On Tue, Sep 29, 2020 at 11:13:59AM -0400, Stefan Monnier wrote:
In general it's kind of dumb on modern hardware to expire sessions
that are still exchanging TCP keepalives unless you're under extreme
pressure from a DoS attack or somesuch.
Indeed, I'd be *very* surprised if a connection was dropped despite
exchange of TCP keepalives. It seems much more likely that the
keepalives aren't used by the application (quite common and normal) or
that they get filtered somewhere.
Nope, it's reasonably common on the internet and a complete PITA.
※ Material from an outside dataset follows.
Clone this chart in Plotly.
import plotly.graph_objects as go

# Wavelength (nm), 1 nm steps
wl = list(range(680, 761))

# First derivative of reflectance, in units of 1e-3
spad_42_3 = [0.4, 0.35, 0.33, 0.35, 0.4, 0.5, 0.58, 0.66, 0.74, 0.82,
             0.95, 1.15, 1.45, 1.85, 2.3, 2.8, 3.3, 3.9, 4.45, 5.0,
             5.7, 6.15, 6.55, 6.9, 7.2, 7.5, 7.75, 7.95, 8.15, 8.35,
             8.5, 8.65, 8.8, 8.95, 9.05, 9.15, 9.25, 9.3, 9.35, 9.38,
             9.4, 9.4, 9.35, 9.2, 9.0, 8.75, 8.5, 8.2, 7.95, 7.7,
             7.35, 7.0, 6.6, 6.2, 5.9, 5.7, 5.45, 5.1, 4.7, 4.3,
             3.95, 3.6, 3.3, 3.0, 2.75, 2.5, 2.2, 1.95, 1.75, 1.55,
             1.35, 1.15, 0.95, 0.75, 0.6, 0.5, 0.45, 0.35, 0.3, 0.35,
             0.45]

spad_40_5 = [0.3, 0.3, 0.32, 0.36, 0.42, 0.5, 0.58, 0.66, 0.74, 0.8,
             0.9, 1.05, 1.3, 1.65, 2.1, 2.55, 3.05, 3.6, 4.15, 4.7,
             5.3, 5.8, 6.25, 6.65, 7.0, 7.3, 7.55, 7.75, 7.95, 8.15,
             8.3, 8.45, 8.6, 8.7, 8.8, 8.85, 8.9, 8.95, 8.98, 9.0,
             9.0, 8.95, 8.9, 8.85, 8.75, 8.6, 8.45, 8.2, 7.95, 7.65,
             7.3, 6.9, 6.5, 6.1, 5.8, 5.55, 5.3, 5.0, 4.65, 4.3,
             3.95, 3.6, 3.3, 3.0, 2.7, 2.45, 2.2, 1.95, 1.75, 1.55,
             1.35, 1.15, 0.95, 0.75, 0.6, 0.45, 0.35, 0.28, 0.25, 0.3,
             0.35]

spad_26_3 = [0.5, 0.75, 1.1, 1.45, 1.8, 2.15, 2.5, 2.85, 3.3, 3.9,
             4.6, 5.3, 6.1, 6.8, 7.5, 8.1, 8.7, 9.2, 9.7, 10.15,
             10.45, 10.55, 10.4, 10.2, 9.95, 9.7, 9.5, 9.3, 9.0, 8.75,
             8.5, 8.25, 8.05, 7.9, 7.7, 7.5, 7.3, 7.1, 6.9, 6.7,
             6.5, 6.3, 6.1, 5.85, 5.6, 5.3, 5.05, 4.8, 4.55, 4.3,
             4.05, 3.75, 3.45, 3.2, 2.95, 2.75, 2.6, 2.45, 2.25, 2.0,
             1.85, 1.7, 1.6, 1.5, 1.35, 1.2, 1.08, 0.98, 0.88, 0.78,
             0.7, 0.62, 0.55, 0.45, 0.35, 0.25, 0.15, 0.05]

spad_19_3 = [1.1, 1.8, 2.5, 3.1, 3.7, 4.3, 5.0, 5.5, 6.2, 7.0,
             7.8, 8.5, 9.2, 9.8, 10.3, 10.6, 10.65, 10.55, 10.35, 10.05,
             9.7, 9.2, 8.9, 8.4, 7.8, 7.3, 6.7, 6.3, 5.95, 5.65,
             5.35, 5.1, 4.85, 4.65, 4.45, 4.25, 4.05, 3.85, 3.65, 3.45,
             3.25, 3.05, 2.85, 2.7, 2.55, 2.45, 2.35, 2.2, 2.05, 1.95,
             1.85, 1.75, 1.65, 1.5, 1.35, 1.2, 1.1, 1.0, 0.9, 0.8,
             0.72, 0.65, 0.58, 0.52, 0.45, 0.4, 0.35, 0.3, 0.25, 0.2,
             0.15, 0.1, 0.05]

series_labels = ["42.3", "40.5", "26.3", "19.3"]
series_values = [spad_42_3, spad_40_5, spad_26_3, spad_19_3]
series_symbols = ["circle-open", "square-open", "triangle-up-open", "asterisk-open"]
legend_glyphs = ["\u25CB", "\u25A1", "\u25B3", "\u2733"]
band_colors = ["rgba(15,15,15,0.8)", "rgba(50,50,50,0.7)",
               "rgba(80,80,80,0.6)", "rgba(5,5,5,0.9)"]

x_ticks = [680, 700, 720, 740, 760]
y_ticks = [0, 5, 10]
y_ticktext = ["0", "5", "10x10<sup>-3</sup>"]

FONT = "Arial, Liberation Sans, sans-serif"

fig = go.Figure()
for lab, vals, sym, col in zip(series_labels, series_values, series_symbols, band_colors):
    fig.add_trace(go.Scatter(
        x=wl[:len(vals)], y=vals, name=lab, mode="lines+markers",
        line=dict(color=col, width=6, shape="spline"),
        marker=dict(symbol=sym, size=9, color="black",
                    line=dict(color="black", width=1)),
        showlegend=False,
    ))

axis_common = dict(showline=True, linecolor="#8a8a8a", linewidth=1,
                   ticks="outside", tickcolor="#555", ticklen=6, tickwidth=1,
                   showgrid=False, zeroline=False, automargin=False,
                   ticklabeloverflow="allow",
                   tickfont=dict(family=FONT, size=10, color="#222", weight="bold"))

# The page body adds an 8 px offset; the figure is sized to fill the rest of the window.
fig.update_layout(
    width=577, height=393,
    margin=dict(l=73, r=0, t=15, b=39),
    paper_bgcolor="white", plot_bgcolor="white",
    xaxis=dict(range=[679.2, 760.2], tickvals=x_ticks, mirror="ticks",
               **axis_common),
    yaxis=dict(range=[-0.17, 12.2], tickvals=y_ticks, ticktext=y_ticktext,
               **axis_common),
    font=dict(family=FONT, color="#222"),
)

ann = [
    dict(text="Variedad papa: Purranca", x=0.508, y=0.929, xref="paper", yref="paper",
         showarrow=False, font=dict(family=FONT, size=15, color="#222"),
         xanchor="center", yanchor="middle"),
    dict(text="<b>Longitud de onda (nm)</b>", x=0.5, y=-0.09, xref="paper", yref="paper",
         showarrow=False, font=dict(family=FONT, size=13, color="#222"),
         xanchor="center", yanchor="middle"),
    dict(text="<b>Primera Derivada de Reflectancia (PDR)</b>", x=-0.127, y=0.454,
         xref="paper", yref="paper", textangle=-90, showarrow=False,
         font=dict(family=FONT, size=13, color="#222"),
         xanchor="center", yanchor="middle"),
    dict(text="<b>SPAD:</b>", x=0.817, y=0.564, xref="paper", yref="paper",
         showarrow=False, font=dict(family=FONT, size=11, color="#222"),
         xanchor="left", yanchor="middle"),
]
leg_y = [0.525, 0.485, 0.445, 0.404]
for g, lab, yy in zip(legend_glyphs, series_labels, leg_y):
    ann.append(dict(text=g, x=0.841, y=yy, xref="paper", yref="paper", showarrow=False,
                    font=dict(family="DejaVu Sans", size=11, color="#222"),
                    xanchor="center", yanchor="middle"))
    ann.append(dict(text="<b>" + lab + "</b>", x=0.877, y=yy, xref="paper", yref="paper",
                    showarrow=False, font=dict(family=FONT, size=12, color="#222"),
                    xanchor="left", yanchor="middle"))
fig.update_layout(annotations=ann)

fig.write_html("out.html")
But people rarely get to choose the other end's firewall
configuration, so enter kludges like the ssh protocol keepalives.
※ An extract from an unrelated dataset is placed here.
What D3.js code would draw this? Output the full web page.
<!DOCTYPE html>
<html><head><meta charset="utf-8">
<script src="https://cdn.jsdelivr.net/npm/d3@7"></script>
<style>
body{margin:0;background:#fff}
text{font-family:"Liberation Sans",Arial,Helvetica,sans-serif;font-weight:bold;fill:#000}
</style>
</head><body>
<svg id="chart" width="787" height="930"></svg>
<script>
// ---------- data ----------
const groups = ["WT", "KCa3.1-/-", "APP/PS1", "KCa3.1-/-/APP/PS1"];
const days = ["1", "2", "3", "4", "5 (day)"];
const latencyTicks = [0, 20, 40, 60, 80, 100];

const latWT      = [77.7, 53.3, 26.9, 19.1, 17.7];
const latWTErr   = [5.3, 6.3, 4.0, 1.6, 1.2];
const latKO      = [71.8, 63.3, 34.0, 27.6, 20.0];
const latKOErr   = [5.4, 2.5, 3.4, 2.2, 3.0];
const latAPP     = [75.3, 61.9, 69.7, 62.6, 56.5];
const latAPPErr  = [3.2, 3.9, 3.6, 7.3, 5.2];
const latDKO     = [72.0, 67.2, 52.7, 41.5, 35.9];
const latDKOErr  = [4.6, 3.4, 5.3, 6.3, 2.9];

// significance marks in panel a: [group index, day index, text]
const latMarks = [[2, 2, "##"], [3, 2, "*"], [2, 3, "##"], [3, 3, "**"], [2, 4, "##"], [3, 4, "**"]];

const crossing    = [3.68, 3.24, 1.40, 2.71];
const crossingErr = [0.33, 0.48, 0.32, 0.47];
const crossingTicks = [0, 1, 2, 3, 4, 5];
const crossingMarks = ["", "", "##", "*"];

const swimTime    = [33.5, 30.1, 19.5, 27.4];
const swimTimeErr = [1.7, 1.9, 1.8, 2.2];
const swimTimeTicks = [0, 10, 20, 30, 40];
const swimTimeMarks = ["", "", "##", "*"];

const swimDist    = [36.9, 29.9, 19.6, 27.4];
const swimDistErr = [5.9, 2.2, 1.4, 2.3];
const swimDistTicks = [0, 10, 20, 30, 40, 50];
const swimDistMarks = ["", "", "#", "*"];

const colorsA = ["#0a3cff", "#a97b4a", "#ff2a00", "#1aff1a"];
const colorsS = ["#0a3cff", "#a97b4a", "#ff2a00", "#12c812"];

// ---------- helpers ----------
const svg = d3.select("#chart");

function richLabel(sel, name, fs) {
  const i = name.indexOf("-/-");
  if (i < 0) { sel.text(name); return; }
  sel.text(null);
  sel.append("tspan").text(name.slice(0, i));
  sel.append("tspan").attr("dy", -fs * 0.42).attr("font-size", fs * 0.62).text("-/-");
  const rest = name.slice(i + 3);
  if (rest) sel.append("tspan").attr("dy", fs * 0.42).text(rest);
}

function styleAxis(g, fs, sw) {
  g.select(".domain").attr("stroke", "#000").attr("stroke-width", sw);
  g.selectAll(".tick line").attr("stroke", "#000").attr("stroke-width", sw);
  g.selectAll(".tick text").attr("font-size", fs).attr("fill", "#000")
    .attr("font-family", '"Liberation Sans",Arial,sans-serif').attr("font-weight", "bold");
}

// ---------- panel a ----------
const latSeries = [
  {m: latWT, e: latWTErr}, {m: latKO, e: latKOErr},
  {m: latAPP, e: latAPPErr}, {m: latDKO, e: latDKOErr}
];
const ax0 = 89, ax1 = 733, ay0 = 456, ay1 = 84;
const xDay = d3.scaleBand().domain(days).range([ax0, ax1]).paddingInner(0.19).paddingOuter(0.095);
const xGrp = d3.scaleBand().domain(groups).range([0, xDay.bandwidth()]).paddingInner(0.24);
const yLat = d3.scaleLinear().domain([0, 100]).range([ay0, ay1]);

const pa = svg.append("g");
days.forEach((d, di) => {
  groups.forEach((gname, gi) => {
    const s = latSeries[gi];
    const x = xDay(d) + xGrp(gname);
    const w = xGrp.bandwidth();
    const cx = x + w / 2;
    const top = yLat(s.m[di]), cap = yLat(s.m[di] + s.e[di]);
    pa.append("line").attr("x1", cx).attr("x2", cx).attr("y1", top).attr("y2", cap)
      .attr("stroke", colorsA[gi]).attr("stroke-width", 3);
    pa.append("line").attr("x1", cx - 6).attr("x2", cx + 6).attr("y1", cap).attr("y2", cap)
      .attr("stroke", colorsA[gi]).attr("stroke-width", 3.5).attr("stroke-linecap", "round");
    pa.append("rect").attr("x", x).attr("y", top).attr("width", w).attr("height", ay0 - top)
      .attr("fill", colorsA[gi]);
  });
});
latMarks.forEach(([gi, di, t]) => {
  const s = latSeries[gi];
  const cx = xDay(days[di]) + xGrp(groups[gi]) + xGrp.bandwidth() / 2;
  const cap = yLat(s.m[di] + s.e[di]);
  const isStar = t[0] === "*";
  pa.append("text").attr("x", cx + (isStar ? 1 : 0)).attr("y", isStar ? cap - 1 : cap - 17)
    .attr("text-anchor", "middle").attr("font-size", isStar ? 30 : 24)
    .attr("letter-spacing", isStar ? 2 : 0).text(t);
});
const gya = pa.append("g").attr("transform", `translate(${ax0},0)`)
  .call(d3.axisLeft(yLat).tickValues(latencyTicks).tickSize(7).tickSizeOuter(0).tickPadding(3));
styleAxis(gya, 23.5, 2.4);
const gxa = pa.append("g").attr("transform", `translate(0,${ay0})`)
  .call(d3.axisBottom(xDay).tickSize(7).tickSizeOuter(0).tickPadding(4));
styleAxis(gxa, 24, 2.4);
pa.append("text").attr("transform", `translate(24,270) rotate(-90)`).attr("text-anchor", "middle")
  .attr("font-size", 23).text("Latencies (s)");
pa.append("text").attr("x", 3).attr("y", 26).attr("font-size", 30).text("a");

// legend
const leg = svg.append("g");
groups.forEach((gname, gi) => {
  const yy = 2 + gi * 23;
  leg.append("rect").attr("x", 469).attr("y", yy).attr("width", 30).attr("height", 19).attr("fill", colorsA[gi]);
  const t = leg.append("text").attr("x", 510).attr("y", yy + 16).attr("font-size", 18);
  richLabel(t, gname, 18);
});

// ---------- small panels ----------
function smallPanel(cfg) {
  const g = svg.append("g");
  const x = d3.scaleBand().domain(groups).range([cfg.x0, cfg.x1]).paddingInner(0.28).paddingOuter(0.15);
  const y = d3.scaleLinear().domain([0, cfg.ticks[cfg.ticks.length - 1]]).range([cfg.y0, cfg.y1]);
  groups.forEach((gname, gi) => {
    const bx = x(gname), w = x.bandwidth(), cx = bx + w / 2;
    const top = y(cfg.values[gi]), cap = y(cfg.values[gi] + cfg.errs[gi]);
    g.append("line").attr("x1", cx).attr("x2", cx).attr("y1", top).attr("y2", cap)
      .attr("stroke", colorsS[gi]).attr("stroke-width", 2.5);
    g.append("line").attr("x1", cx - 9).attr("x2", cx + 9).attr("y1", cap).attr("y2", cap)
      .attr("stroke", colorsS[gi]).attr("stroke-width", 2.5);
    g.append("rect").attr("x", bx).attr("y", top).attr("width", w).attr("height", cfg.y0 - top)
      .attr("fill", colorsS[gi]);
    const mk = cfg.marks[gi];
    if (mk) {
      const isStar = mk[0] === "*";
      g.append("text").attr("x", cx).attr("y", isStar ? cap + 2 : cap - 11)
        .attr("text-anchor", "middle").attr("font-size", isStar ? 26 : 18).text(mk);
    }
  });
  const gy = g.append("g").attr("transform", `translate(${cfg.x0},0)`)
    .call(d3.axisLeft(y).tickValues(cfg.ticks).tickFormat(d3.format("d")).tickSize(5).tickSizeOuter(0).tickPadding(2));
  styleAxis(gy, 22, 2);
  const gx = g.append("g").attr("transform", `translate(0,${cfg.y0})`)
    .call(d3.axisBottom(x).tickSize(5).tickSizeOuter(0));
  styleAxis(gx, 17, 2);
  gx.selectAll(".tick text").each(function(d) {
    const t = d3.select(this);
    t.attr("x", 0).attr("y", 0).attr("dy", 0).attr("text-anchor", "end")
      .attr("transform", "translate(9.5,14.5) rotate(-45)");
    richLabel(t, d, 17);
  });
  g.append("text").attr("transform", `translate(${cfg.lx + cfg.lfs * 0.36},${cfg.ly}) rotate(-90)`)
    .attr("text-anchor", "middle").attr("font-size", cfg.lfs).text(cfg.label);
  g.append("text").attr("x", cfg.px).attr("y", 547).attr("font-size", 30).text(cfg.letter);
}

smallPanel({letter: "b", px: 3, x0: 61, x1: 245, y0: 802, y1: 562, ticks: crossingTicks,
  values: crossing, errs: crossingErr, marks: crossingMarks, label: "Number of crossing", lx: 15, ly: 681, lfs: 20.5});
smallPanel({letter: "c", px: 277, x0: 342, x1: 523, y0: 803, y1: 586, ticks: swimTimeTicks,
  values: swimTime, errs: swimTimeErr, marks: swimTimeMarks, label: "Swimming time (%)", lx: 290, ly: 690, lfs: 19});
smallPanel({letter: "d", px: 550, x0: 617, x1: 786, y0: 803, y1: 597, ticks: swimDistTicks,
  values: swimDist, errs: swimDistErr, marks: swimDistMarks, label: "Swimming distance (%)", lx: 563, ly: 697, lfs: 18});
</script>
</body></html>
According to `man ssh(d)_config` one reason to use SSH's `Clientalive` or
`ServerAlive` is that, contrary to TCP keepalives, it can't be spoofed.
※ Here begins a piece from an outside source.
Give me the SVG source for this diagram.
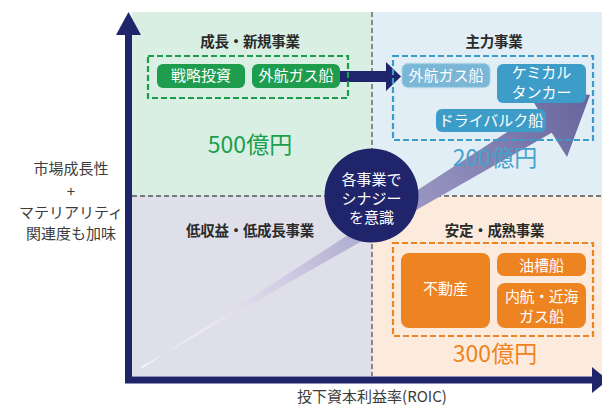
<svg xmlns="http://www.w3.org/2000/svg" width="602" height="405" viewBox="0 0 602 405">
<defs>
<style>
text{font-family:"Noto Sans CJK JP","Noto Sans",sans-serif;text-anchor:middle}
.lbl{font-size:15px;fill:#3c3c3c}
.ttl{font-size:14.5px;font-weight:bold;fill:#2a2a2a;letter-spacing:-0.3px}
.wt{font-size:15px;fill:#fff}
.amt{font-size:23px}
.div{stroke:#555;stroke-width:1.3;stroke-dasharray:5 3;fill:none}
.navy{fill:#1f246b}
</style>
<linearGradient id="g" gradientUnits="userSpaceOnUse" x1="141" y1="368" x2="590" y2="95">
<stop offset="0" stop-color="#ffffff" stop-opacity="0.9"/>
<stop offset="0.3" stop-color="#d4d0e6"/>
<stop offset="0.6" stop-color="#9a97c2"/>
<stop offset="1" stop-color="#66659c"/>
</linearGradient>
</defs>
<rect width="602" height="405" fill="#fff"/>
<g id="quadrants">
<rect x="132" y="12" width="240" height="184" fill="#d9efe3"/>
<rect x="372" y="12" width="230" height="184" fill="#e1eef5"/>
<rect x="132" y="196" width="240" height="180" fill="#dedfe9"/>
<rect x="372" y="196" width="230" height="180" fill="#fcebdc"/>
<line class="div" x1="372" y1="12" x2="372" y2="376"/>
<line class="div" x1="132" y1="196" x2="602" y2="196"/>
</g>
<g id="connectors">
<polygon fill="url(#g)" points="141,367 551.7,132.8 567,157 590,95 524,87 539.3,111.2 141,369"/>
<rect class="navy" x="338" y="71" width="50" height="11"/>
<polygon class="navy" points="386,62 401,76.5 386,91"/>
</g>
<g id="axes">
<rect class="navy" x="125" y="30" width="7" height="353"/>
<polygon class="navy" points="128.5,12 116,35 141,35"/>
<rect class="navy" x="125" y="376.5" width="470" height="7"/>
<polygon class="navy" points="592,367 592,393 608,380"/>
<text class="lbl" x="71" y="173.5">市場成長性</text>
<text class="lbl" x="71" y="197">+</text>
<text class="lbl" x="71" y="217.5">マテリアリティ</text>
<text class="lbl" x="71" y="238.5">関連度も加味</text>
<text class="lbl" x="372" y="401.5">投下資本利益率(ROIC)</text>
</g>
<g id="growth">
<text class="ttl" x="250" y="47">成長・新規事業</text>
<rect x="148" y="56" width="200" height="42" fill="none" stroke="#1a9e4b" stroke-width="2.2" stroke-dasharray="6 3"/>
<rect x="157" y="64" width="88" height="24" rx="6" fill="#1f9d4f"/>
<text class="wt" x="201" y="81">戦略投資</text>
<rect x="252" y="64" width="88" height="24" rx="6" fill="#1f9d4f"/>
<text class="wt" x="296" y="81">外航ガス船</text>
<text class="amt" x="250" y="153" fill="#1a9e4b">500億円</text>
</g>
<g id="core">
<text class="ttl" x="494" y="47">主力事業</text>
<rect x="393" y="56" width="200" height="84" fill="none" stroke="#3a9ccb" stroke-width="2.2" stroke-dasharray="6 3"/>
<rect x="402" y="63.5" width="88" height="24" rx="6" fill="#7ab6d6" stroke="#a8d2e8" stroke-width="1.5" stroke-dasharray="3 2"/>
<text class="wt" x="446" y="81">外航ガス船</text>
<rect x="497" y="64" width="89" height="39" rx="6" fill="#3e9dc8"/>
<text class="wt" x="541.5" y="78">ケミカル</text>
<text class="wt" x="541.5" y="98">タンカー</text>
<rect x="436" y="109" width="110" height="23" rx="6" fill="#3e9dc8"/>
<text class="wt" x="491" y="125.5">ドライバルク船</text>
<text class="amt" x="495" y="166" fill="#45a2cb">200億円</text>
</g>
<g id="low">
<text class="ttl" x="250" y="236">低収益・低成長事業</text>
</g>
<g id="stable">
<text class="ttl" x="494.5" y="236">安定・成熟事業</text>
<rect x="393" y="243" width="200" height="93" fill="none" stroke="#ee8421" stroke-width="2.2" stroke-dasharray="6 3"/>
<rect x="401" y="253" width="89" height="75" rx="8" fill="#ee8421"/>
<text class="wt" x="445.5" y="293.5">不動産</text>
<rect x="497" y="253" width="89" height="23" rx="7" fill="#ee8421"/>
<text class="wt" x="541.5" y="271">油槽船</text>
<rect x="497" y="283" width="89" height="45" rx="8" fill="#ee8421"/>
<text class="wt" x="541.5" y="301.5" style="letter-spacing:-0.4px">内航・近海</text>
<text class="wt" x="541.5" y="321.5">ガス船</text>
<text class="amt" x="495" y="362" fill="#ee8421">300億円</text>
</g>
<g id="synergy">
<circle class="navy" cx="371.5" cy="195.5" r="47"/>
<text class="wt" x="371.5" y="184.5">各事業で</text>
<text class="wt" x="371.5" y="203.5">シナジー</text>
<text class="wt" x="371.5" y="222.5">を意識</text>
</g>
</svg>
The issue with spoofing is potentially *too much* keeping alive, and if
you read further that can be relevant if you for some reason need to
know that an ssh connection has died but (e.g.) a malicious third party
is using TCP keepalives to prevent ssh from knowing that the other end
is down. If the problem you're trying to solve is not enough keeping
alive (that is, your ssh connection is dying) rather than too much
keeping alive, this reason is irrelevant. The protocol keepalives
*also* fix the problem of firewalls timing out connections with TCP
keepalives. I don't know why the man page doesn't just say that, maybe
ideological opposition to accomodating firewall stupidity.